I cannot begin to document the thousand little miracles that made up the 2015 New Orleans Writing Marathon Retreat, July 13-17. I never thought that anything could be as good as the 2014 writing marathon. But here it was, again, stunning from the start, each day feeling like a lifetime. Threads of writing on this marathon have worked their way into several different pieces that I am still working on, but here I will pull out two pieces from the first day in the good company of new and old marathon friends, including my dear travel companions Jeff and Kelly.
A million thanks to Richard Louth, Kim Stafford, Tracy Ferrington Cunningham, Michelle Russo, and the whole retreat leadership team for creating the most magical and intense writing experience of my life. Anyone who wants to attend in 2016 should stay tuned to writingmarathon.com for updates.
11:15 a.m. Carousel Bar
Reveling in my triumph at scoring seats for my half-newbie group at the famous bar in the Monteleone Hotel, I celebrate with a Vieux Carré, the signature cocktail of the house, invented in 1938. It contains both kinds of bitters, Angostura and Peychaud’s. Blessed bitters, grounding the spirits of the glass and the city and the writer just the same, they draw the sweetness out, giving it something to stand on.
I’m watching a group of four carefully groomed and very tan young bros flirt with two brown-haired young women. The girls are seated at the bar, which is moving very, very slowly. The guys are standing, stationary. Very, very slowly, the girls drift away with their drinks.
Moments pass. Pages fill. My glass empties.
When I find the group again, I see that a thinner, blonder girl in a black crop top has anchored the young men, leaving the brunettes to float on.
Ten minutes later, I see that three of the bros, one of the brunettes, the crop top blonde, and a brand new blonde with beach waves have all formed a chatting fleet, moving as one in measured, steady shifts. They circumnavigate the carousel, carried in the boozy current beneath the bar’s circus lights, clown masks, and mirrors.
2:14 p.m. St. Louis Cathedral
In the opening session—on Bastille Day—Kim welcomes us to Day 1 of the marathon and says, “Let the doors of our reticence fly open!” Then he challenges us with a question that follows me all morning and all through lunch: “What is your freedom for?”
It’s easy to see how people become born again, turning themselves over to “the Lord” in seeking answers to this difficult question through religion. Today I realize that I have, instead, turned myself over to Lourdes, the Le Richelieu Hotel desk attendant who checked me in.

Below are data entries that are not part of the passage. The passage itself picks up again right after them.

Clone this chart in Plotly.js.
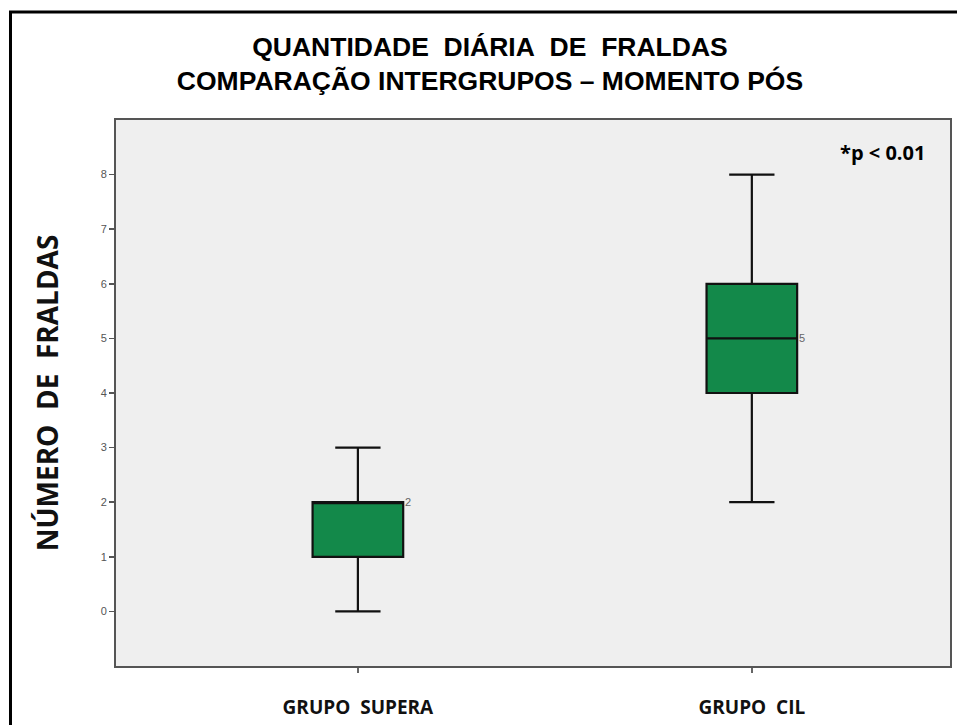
<!DOCTYPE html>
<html>
<head>
<meta charset="utf-8">
<script src="https://cdn.plot.ly/plotly-3.0.1.min.js"></script>
<style>
html,body{margin:0;padding:0;background:#fff;}
#chart{width:957px;height:725px;}
</style>
</head>
<body>
<div id="chart"></div>
<script>
// ---- data ----
const groups = ["GRUPO\u00A0\u00A0SUPERA", "GRUPO\u00A0\u00A0CIL"];
const groupPos = [0, 1];
const lowerFence = [0, 2];
const q1 = [1, 4];
const median = [2, 5];
const q3 = [2, 6];
const upperFence = [3, 8];
const yTicks = [0, 1, 2, 3, 4, 5, 6, 7, 8];
const titleLines = ["QUANTIDADE\u00A0 DIÁRIA\u00A0 DE\u00A0 FRALDAS", "COMPARAÇÃO INTERGRUPOS – MOMENTO PÓS"];
const yTitle = "NÚMERO\u00A0\u00A0DE\u00A0\u00A0FRALDAS";
const pNote = "*p < 0.01";

const trace = {
  type: "box",
  x: groupPos,
  q1: q1,
  median: median,
  q3: q3,
  lowerfence: lowerFence,
  upperfence: upperFence,
  width: 0.23,
  whiskerwidth: 0.5,
  fillcolor: "#13894a",
  line: {color: "#111111", width: 2.2},
  boxpoints: false,
  hoverinfo: "skip",
  showlegend: false
};

const medianLabels = groupPos.map((p, i) => ({
  x: p + 0.115, y: median[i], xref: "x", yref: "y",
  text: String(median[i]), showarrow: false,
  xanchor: "left", yanchor: "middle",
  font: {family: "Liberation Sans, Arial, sans-serif", size: 11, color: "#666"}
}));

const layout = {
  width: 957, height: 725,
  margin: {l: 116, r: 7, t: 120, b: 59},
  paper_bgcolor: "#ffffff",
  plot_bgcolor: "#efefef",
  title: {
    text: titleLines.join("<br>"),
    font: {family: "Liberation Sans, Arial, sans-serif", size: 26.5, color: "#000", weight: "bold"},
    x: 0.512, xanchor: "center",
    y: 1 - 56 / 725, yanchor: "middle", yref: "container"
  },
  xaxis: {
    range: [-0.614, 1.503],
    tickvals: groupPos,
    ticktext: groups,
    ticks: "outside", ticklen: 5, tickwidth: 1.5, tickcolor: "#666",
    tickfont: {family: "Open Sans, sans-serif", size: 19, color: "#111", weight: "bold"},
    ticklabelstandoff: 18,
    showline: true, linecolor: "#555", linewidth: 2, mirror: true,
    showgrid: false, zeroline: false, fixedrange: true
  },
  yaxis: {
    range: [-1, 9],
    tickvals: yTicks,
    ticks: "outside", ticklen: 5, tickwidth: 1.5, tickcolor: "#555",
    tickfont: {family: "Liberation Sans, Arial, sans-serif", size: 11, color: "#555"},
    showline: true, linecolor: "#555", linewidth: 2, mirror: true,
    showgrid: false, zeroline: false, fixedrange: true,
    title: {
      text: yTitle, standoff: 34,
      font: {family: "Open Sans, sans-serif", size: 28, color: "#111", weight: "bold"}
    }
  },
  annotations: medianLabels.concat([{
    x: 0.973, y: 0.94, xref: "paper", yref: "paper",
    text: pNote, showarrow: false, xanchor: "right", yanchor: "middle",
    font: {family: "Open Sans, sans-serif", size: 20, color: "#000", weight: "bold"}
  }]),
  shapes: [{
    type: "rect", xref: "paper", yref: "paper",
    x0: -0.1265, x1: 1.05, y0: -0.2, y1: 1.198,
    line: {color: "#000", width: 3}, fillcolor: "rgba(0,0,0,0)", layer: "below"
  }]
};

Plotly.newPlot("chart", [trace], layout, {displayModeBar: false, staticPlot: true});
</script>
</body>
</html>
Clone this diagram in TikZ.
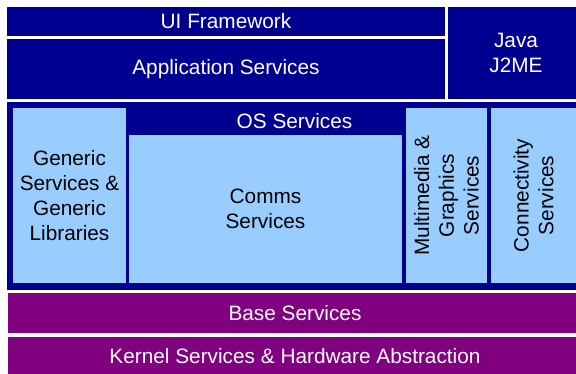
\documentclass[tikz,border=0pt]{standalone}
\usepackage{fontspec}
\setmainfont{Liberation Sans}

\definecolor{navy}{RGB}{0,0,144}
\definecolor{paleblue}{RGB}{153,204,255}
\definecolor{plum}{RGB}{128,0,128}

\begin{document}
\begin{tikzpicture}[x = 1pt, y = -1pt,
    every node/.style={font=\fontsize{20.8}{24.8}\selectfont, inner sep=0pt, align=center},
    darkbox/.style={fill=navy, text=white},
    lightbox/.style={fill=paleblue, text=black},
    basebox/.style={fill=plum, text=white}]

        \useasboundingbox (0, 0) rectangle (576, 374);
        \clip (0, 0) rectangle (576, 374);
        \fill [white] (0, 0) rectangle (576, 374);

        % Top layer
        \node (ui) [darkbox, minimum width = 438pt, minimum height = 29pt] at (226, 21.5) {UI Framework};
        \node (apps) [darkbox, minimum width = 438pt, minimum height = 60pt] at (226, 69) {Application Services};
        \node (java) [darkbox, minimum width = 136pt, minimum height = 92pt] at (516, 53) {Java\\J2ME};

        % OS Services
        \node (lower) [darkbox, minimum width = 585pt, minimum height = 188pt] at (299.5, 196) {};
        \node (os) [text = white] at (294.5, 121.5) {OS Services};

        %% Inner blocks
        \node (generic) [lightbox, minimum width = 113pt, minimum height = 175pt] at (69.5, 195.5)
            {Generic\\Services \&\\Generic\\Libraries};
        \node (comms) [lightbox, minimum width = 273pt, minimum height = 148pt] at (265.5, 209) {Comms\\Services};
        \node (mmgfx) [lightbox, rotate = 90, minimum width = 175pt, minimum height = 81pt] at (446.5, 195.5)
            {Multimedia \&\\Graphics\\Services};
        \node (conn) [lightbox, rotate = 90, minimum width = 175pt, minimum height = 85pt] at (533.5, 195.5)
            {Connectivity\\Services};

        % Bottom layers
        \node (base) [basebox, minimum width = 574pt, minimum height = 40pt] at (295, 313) {Base Services};
        \node (kernel) [basebox, minimum width = 574pt, minimum height = 38pt] at (295, 356)
            {Kernel Services \& Hardware Abstraction};

    \end{tikzpicture}
\end{document}
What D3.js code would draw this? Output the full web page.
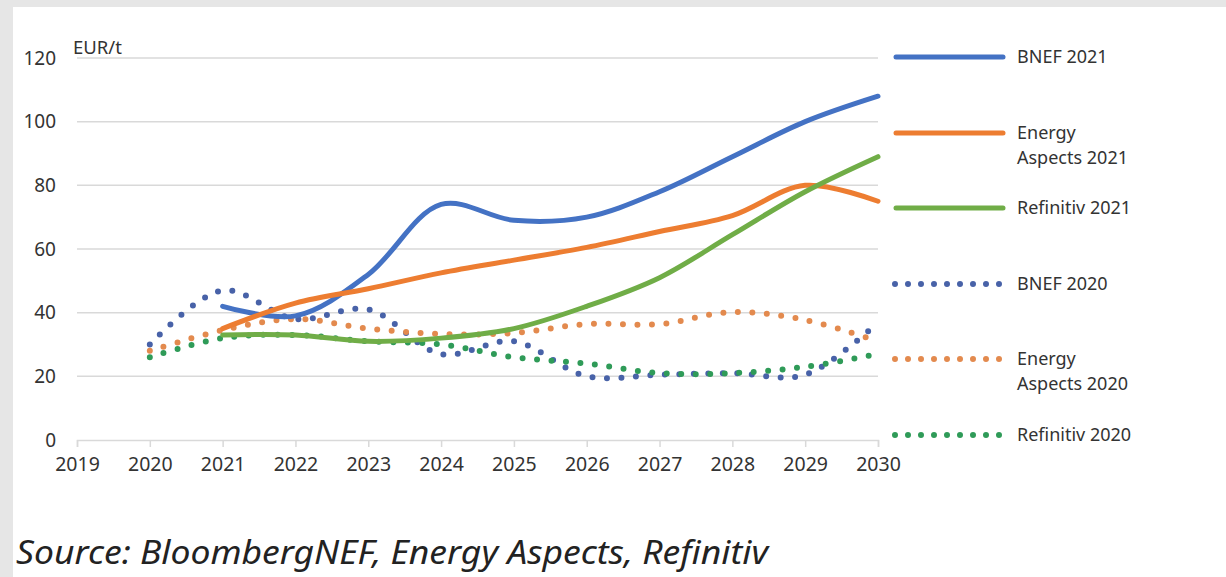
<!DOCTYPE html>
<html><head><meta charset="utf-8">
<script src="https://cdn.jsdelivr.net/npm/d3@7/dist/d3.min.js"></script>
<style>
html,body{margin:0;padding:0;background:#e6e6e6;}
svg{display:block;}
</style></head>
<body>
<svg id="c" width="1226" height="577"></svg>
<script>
// ---- data ----
const years = [2019,2020,2021,2022,2023,2024,2025,2026,2027,2028,2029,2030];
const yTicks = [0,20,40,60,80,100,120];
const unitLabel = "EUR/t";
const sourceText = "Source: BloombergNEF, Energy Aspects, Refinitiv";

const yearsFrom2020 = [2020,2021,2022,2023,2024,2025,2026,2027,2028,2029,2030];
const yearsFrom2021 = [2021,2022,2023,2024,2025,2026,2027,2028,2029,2030];

const bnef2021      = [42,39,52,74,69,70,78,89,100,108];
const energyAsp2021 = [35,43,47.5,52.5,56.5,60.5,65.5,70.5,80,75];
const refinitiv2021 = [33,33,31,32,35,42,51,64.5,78,89];

const bnef2020      = [30,47,38,41,27,31,20,20.5,21,20.5,37];
const energyAsp2020 = [28,34.5,38,35,33.3,33.6,36.4,36.4,40.2,37.7,31];
const refinitiv2020 = [26,32,33,31,30,26,24,21,21,23,27];

const seriesNames = ["BNEF 2021","Energy\nAspects 2021","Refinitiv 2021","BNEF 2020","Energy\nAspects 2020","Refinitiv 2020"];

const series = [
  {name:seriesNames[0], xs:yearsFrom2021, vals:bnef2021,      color:"#4472c4", dotted:false},
  {name:seriesNames[1], xs:yearsFrom2021, vals:energyAsp2021, color:"#ed7d31", dotted:false},
  {name:seriesNames[2], xs:yearsFrom2021, vals:refinitiv2021, color:"#70ad47", dotted:false},
  {name:seriesNames[3], xs:yearsFrom2020, vals:bnef2020,      color:"#4862a8", dotted:true},
  {name:seriesNames[4], xs:yearsFrom2020, vals:energyAsp2020, color:"#e38a4e", dotted:true},
  {name:seriesNames[5], xs:yearsFrom2020, vals:refinitiv2020, color:"#2f9b58", dotted:true}
];

// ---- drawing ----
const svg = d3.select("#c");
svg.append("rect").attr("x",13).attr("y",7).attr("width",1226-13).attr("height",577-7).attr("fill","#ffffff");

const x = d3.scaleLinear().domain([2019,2030]).range([77,878]);
const y = d3.scaleLinear().domain([0,120]).range([440,58]);

const font = "'Noto Sans', 'Open Sans', sans-serif";
const txt = "#333333";

// gridlines
svg.append("g").selectAll("line").data(yTicks.filter(d=>d>0)).join("line")
  .attr("x1",x(2019)).attr("x2",x(2030))
  .attr("y1",d=>y(d)).attr("y2",d=>y(d))
  .attr("stroke","#d9d9d9").attr("stroke-width",1.5);

// y labels
svg.append("g").selectAll("text").data(yTicks).join("text")
  .attr("x",56).attr("y",d=>y(d)).attr("dy","0.35em")
  .attr("text-anchor","end").attr("font-family",font).attr("font-size",19)
  .attr("fill",txt).text(d=>d);

// x axis
const xAxis = d3.axisBottom(x).tickValues(years).tickFormat(d3.format("d")).tickSize(7).tickPadding(10);
const gx = svg.append("g").attr("transform",`translate(0,${y(0)})`).call(xAxis);
gx.select(".domain").attr("stroke","#d9d9d9").attr("stroke-width",1.5);
gx.selectAll(".tick line").attr("stroke","#d9d9d9").attr("stroke-width",1.5);
gx.selectAll(".tick text").attr("font-family",font).attr("font-size",19.5).attr("fill",txt);

// unit label
svg.append("text").attr("x",73).attr("y",54).attr("font-family",font).attr("font-size",18.5)
  .attr("fill",txt).text(unitLabel);

// lines
const line = d3.line().x(d=>x(d[0])).y(d=>y(d[1])).curve(d3.curveCatmullRom.alpha(0.5));
const drawOrder = [3,4,5,0,1,2];
drawOrder.forEach(i=>{
  const s = series[i];
  const pts = s.xs.map((xx,j)=>[xx,s.vals[j]]);
  svg.append("path").attr("d",line(pts)).attr("fill","none")
    .attr("stroke",s.color).attr("stroke-linecap","round").attr("stroke-linejoin","round")
    .attr("stroke-width",s.dotted?6:5)
    .attr("stroke-dasharray",s.dotted?"0 14.5":null);
});

// legend
const legendY = [57,133,208,284,359,435];
series.forEach((s,i)=>{
  const ly = legendY[i];
  svg.append("line").attr("x1",s.dotted?895:896).attr("x2",s.dotted?1000:1003)
    .attr("y1",ly).attr("y2",ly).attr("stroke",s.color)
    .attr("stroke-width",s.dotted?6:5).attr("stroke-linecap","round")
    .attr("stroke-dasharray",s.dotted?"0 13":null);
  const lines = s.name.split("\n");
  lines.forEach((t,k)=>{
    svg.append("text").attr("x",1017).attr("y",ly+k*25).attr("dy","0.35em")
      .attr("font-family",font).attr("font-size",18).attr("fill","#333")
      .text(t);
  });
});

// source
svg.append("text").attr("x",16).attr("y",564).attr("font-family",font)
  .attr("font-style","italic").attr("font-size",32).attr("fill","#222")
  .attr("textLength",752).attr("lengthAdjust","spacingAndGlyphs")
  .text(sourceText);
</script>
</body></html>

I wanted so much to have a room with a beautiful balcony over Charters Street. I’d had one last year, and one the year before that, with the bad boyfriend spoiling it a little but not enough for me to stop asking for the same kind of room, in the online reservation notes and in person, pleading.
But this year, Lordes said, “We couldn’t do that, but we do have you in a nice room with a balcony in back.”
She saw my disappointment. My hurt. “So it’s in back?” I asked.
“It overlooks the pool,” she said, smiling. “It’s very nice. You’re going to like it.”
I dragged my skepticism up to the room and flung open the doors of my balcony. From that moment my orientation to the room and to the marathon changed.
As Lordes predicted, I do like it. I like it so much, I am humbled and changed by it. It’s a spacious two bedroom suite with a huge, gorgeous bed and a little sitting room, part of the original McCartney suite where Paul and Linda stayed for several weeks while they were visiting New Orleans. Best of all, it faces inward, opening to the lush courtyard.
I realize now that this is what I need. A new room with a new view. A turning inward.
Reminded of the John Muir quote I like to put at the top of my own marathon handouts, I feel awed by the power of the marathon once again, quieted and grateful and even ready.
“For going out, I found, was really going in.”